Ha estado a punto de dejar caer las compras de entre sus brazos; en cambio ha sostenido una impertérrita sonrisa mientras aguantaba la mirada a esa infame llamada Eunice. No se merece clemencia. La tibia compasión que había sentido por ella minutos atrás se convierte en una ira que incendia su estómago y la boca; la achicharraría con su sola saliva de tenerla al lado, no en la línea opuesta del campo de fútbol que es la mesa. Ya ha alcanzado lo que buscaba: Alma ha fingido que Víctor la ha seducido y se marchará, ¿a qué viene amilanarla ahora con esta coacción? ¿Qué más pretende? ¿Por qué tanta saña?
—¿Quién es ese tal Damián?
—El encargado de la farmacia. Supervisa el trabajo y querrá informarme de algún producto o de la falta de existencias.
—Claro, la farmacia. Lo había olvidado. Puedes llamar si quieres.

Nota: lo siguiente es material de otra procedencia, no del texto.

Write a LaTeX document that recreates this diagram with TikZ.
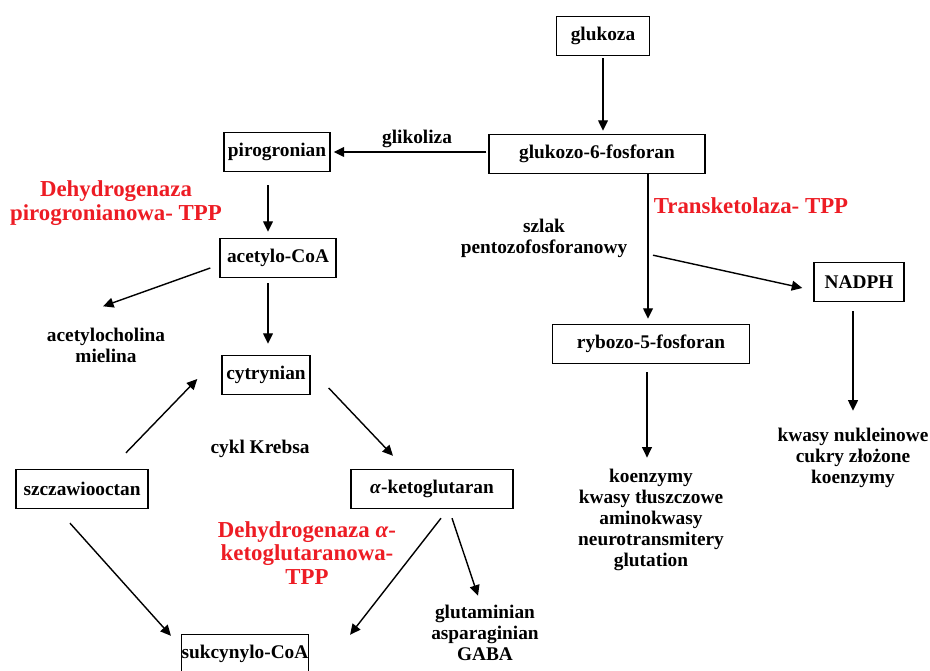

—Por supuesto. Luego, no es urgente. Ahora muero por una ducha.
Los siguientes son días espesos trufados de noches en duermevela. En ellas los sueños se inundan de nubes rojas sobre un mar enfurecido de tormenta; a veces Damián aguarda junto al acantilado; otras es Cécile quien se inmola por el barranco después de vestir de negro sus altares, mientras ella corre por caminos de inmisericordes guijarros que de improviso se convierten en las lentes de Eunice. Su dolor, lejos de mitigarse, prospera.
La víspera de la visita del matrimonio Costales, a la hora de la siesta, Alma se lanza a cortar rosas, dalias, lirios y azucenas del jardín. La idea ha ido cimentándose a lo largo del día. A continuación se desprende de ellas en el Citroën y, entre pulgones y cortapicos, pone rumbo al acantilado. Conduce despacio porque está buscando el punto de la tragedia.
Estaciona el coche a pocos metros del acceso a Providencia y, con los tallos asidos por un pañuelo, se acerca al borde de la cortada. Un análisis del paisaje la lleva a entender que su tío habría elegido el lugar con antelación. Está claro. Los terrenos circundantes obligan a abrirse paso entre la maleza y el monte bajo, por el contrario ahí arrecia el viento y nada supera un palmo de altura. La superficie se estrecha precipitando la caída. Fabián solo tenía que acelerar el coche y cerrar los ojos.
Parece probable que muy cerca, años atrás la abuela Alma desplegaría la caja de sus acuarelas frente al Cantábrico ignorando que sus olas amortajarían a uno de sus hijos. Los claroscuros de la existencia enmiendan la felicidad de los Monteserín. Si fuese cierto que algunos recuerdos pesan tanto que no pueden soportarse de un modo literal, a ella no le extraña que la abuela falleciese antes que tener que arrastrar por las habitaciones de luto el duelo por su hijo.
Alma reza. Su voz es la letanía del adiós al familiar desconocido, pero con quien sostiene una ligazón indeleble: la de compartir secretos. Y entrega al viento las flores, que se deshojan en una lluvia de colores.
Pasados unos minutos se adelanta al precipicio: al fondo del acantilado se distingue la paleta de pintor que forman las deshechas flores sobre las rocas y, oteando algo más lejos, la parte alta de un cilindro de chapa que adjudica al depósito de agua del que se nutre la cabaña.
Ahora camina en paralelo al mar. A partir de ahí modera el viento y la zona se ensancha con codicia. Providencia apadrina sus movimientos. Enlutada, porque algunos lugares albergan un holocausto desde el principio.